*** INPUT
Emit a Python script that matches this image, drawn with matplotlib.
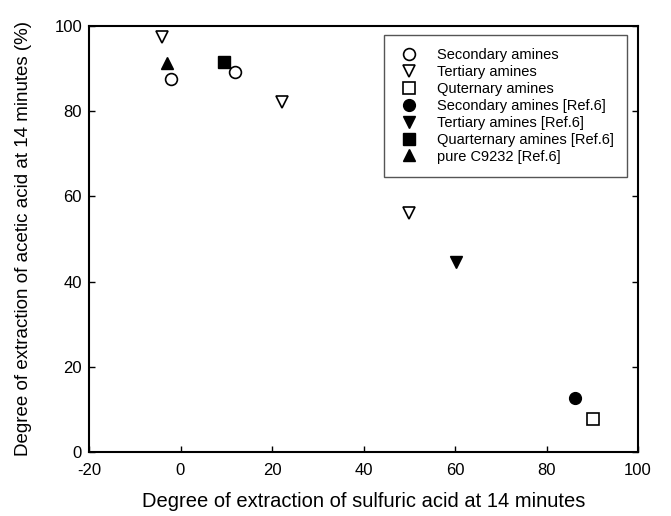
import matplotlib
matplotlib.use("Agg")
import matplotlib.pyplot as plt

plt.rcParams['font.family'] = ['Liberation Sans', 'DejaVu Sans']
plt.rcParams['axes.unicode_minus'] = False

# Data
sec_x = [-2.1, 11.9]
sec_y = [87.6, 89.1]
ter_x = [-4.0, 22.1, 50.0]
ter_y = [97.4, 82.1, 56.0]
qua_x = [90.1]
qua_y = [7.7]
sec_ref_x = [86.2]
sec_ref_y = [12.7]
ter_ref_x = [60.2]
ter_ref_y = [44.5]
qua_ref_x = [9.4]
qua_ref_y = [91.5]
pure_ref_x = [-3.0]
pure_ref_y = [91.3]

labels = ["Secondary amines", "Tertiary amines", "Quternary amines",
          "Secondary amines [Ref.6]", "Tertiary amines [Ref.6]",
          "Quarternary amines [Ref.6]", "pure C9232 [Ref.6]"]
x_ticks = [-20, 0, 20, 40, 60, 80, 100]
y_ticks = [0, 20, 40, 60, 80, 100]

fig = plt.figure(figsize=(6.71, 5.16), dpi=100)
ax = fig.add_axes([89/671, 1-452/516, (638-89)/671, (452-26)/516])

ms = 8.5
ax.plot(sec_x, sec_y, 'o', ms=ms, mfc='white', mec='black', mew=1.2, ls='none', label=labels[0])
ax.plot(ter_x, ter_y, 'v', ms=ms+0.5, mfc='white', mec='black', mew=1.2, ls='none', label=labels[1])
ax.plot(qua_x, qua_y, 's', ms=ms-0.5, mfc='white', mec='black', mew=1.2, ls='none', label=labels[2])
ax.plot(sec_ref_x, sec_ref_y, 'o', ms=ms, mfc='black', mec='black', ls='none', label=labels[3])
ax.plot(ter_ref_x, ter_ref_y, 'v', ms=ms+0.5, mfc='black', mec='black', ls='none', label=labels[4])
ax.plot(qua_ref_x, qua_ref_y, 's', ms=ms-0.5, mfc='black', mec='black', ls='none', label=labels[5])
ax.plot(pure_ref_x, pure_ref_y, '^', ms=ms+0.5, mfc='black', mec='black', ls='none', label=labels[6])

ax.set_xlim(-20, 100)
ax.set_ylim(0, 100)
ax.set_xticks(x_ticks)
ax.set_yticks(y_ticks)
ax.tick_params(direction='in', length=4, width=1, labelsize=12, right=True, top=False)
ax.tick_params(axis='x', pad=8)
ax.tick_params(axis='y', pad=5)
for s in ax.spines.values():
    s.set_linewidth(1.5)

ax.set_xlabel("Degree of extraction of sulfuric acid at 14 minutes", fontsize=14.5, labelpad=10)
ax.set_ylabel("Degree of extraction of acetic acid at 14 minutes (%)", fontsize=13.5, labelpad=16)

leg = ax.legend(loc='upper right', bbox_to_anchor=(0.98, 0.979), borderaxespad=0,
                fontsize=10.5, fancybox=False, framealpha=1, edgecolor='#555555',
                labelspacing=0.2, handlelength=1.6, handletextpad=1.15, borderpad=0.9)
leg.get_frame().set_linewidth(1.0)

fig.savefig("out.png", dpi=100)
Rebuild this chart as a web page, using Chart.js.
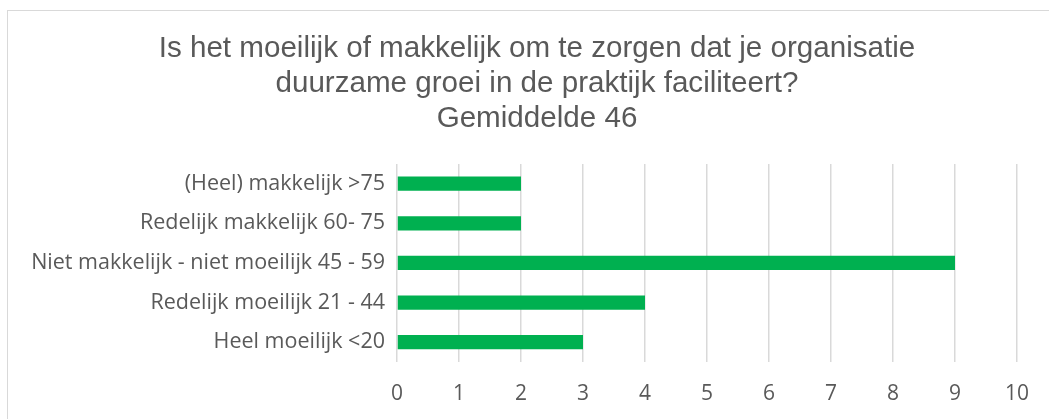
******
AIM OF THE EXERCISE:
Set the listing down in full and exactly. Pictures within it should not appear in the copy.

RESULT OF THE TASK:
Emit a Python script that matches this image, drawn with matplotlib.
import matplotlib
matplotlib.use("Agg")
import matplotlib.pyplot as plt

plt.rcParams['font.family'] = ['Liberation Sans', 'DejaVu Sans']
plt.rcParams['axes.unicode_minus'] = False

# Data
sec_x = [-2.1, 11.9]
sec_y = [87.6, 89.1]
ter_x = [-4.0, 22.1, 50.0]
ter_y = [97.4, 82.1, 56.0]
qua_x = [90.1]
qua_y = [7.7]
sec_ref_x = [86.2]
sec_ref_y = [12.7]
ter_ref_x = [60.2]
ter_ref_y = [44.5]
qua_ref_x = [9.4]
qua_ref_y = [91.5]
pure_ref_x = [-3.0]
pure_ref_y = [91.3]

labels = ["Secondary amines", "Tertiary amines", "Quternary amines",
          "Secondary amines [Ref.6]", "Tertiary amines [Ref.6]",
          "Quarternary amines [Ref.6]", "pure C9232 [Ref.6]"]
x_ticks = [-20, 0, 20, 40, 60, 80, 100]
y_ticks = [0, 20, 40, 60, 80, 100]

fig = plt.figure(figsize=(6.71, 5.16), dpi=100)
ax = fig.add_axes([89/671, 1-452/516, (638-89)/671, (452-26)/516])

ms = 8.5
ax.plot(sec_x, sec_y, 'o', ms=ms, mfc='white', mec='black', mew=1.2, ls='none', label=labels[0])
ax.plot(ter_x, ter_y, 'v', ms=ms+0.5, mfc='white', mec='black', mew=1.2, ls='none', label=labels[1])
ax.plot(qua_x, qua_y, 's', ms=ms-0.5, mfc='white', mec='black', mew=1.2, ls='none', label=labels[2])
ax.plot(sec_ref_x, sec_ref_y, 'o', ms=ms, mfc='black', mec='black', ls='none', label=labels[3])
ax.plot(ter_ref_x, ter_ref_y, 'v', ms=ms+0.5, mfc='black', mec='black', ls='none', label=labels[4])
ax.plot(qua_ref_x, qua_ref_y, 's', ms=ms-0.5, mfc='black', mec='black', ls='none', label=labels[5])
ax.plot(pure_ref_x, pure_ref_y, '^', ms=ms+0.5, mfc='black', mec='black', ls='none', label=labels[6])

ax.set_xlim(-20, 100)
ax.set_ylim(0, 100)
ax.set_xticks(x_ticks)
ax.set_yticks(y_ticks)
ax.tick_params(direction='in', length=4, width=1, labelsize=12, right=True, top=False)
ax.tick_params(axis='x', pad=8)
ax.tick_params(axis='y', pad=5)
for s in ax.spines.values():
    s.set_linewidth(1.5)

ax.set_xlabel("Degree of extraction of sulfuric acid at 14 minutes", fontsize=14.5, labelpad=10)
ax.set_ylabel("Degree of extraction of acetic acid at 14 minutes (%)", fontsize=13.5, labelpad=16)

leg = ax.legend(loc='upper right', bbox_to_anchor=(0.98, 0.979), borderaxespad=0,
                fontsize=10.5, fancybox=False, framealpha=1, edgecolor='#555555',
                labelspacing=0.2, handlelength=1.6, handletextpad=1.15, borderpad=0.9)
leg.get_frame().set_linewidth(1.0)

fig.savefig("out.png", dpi=100)
Rebuild this chart as a web page, using Chart.js.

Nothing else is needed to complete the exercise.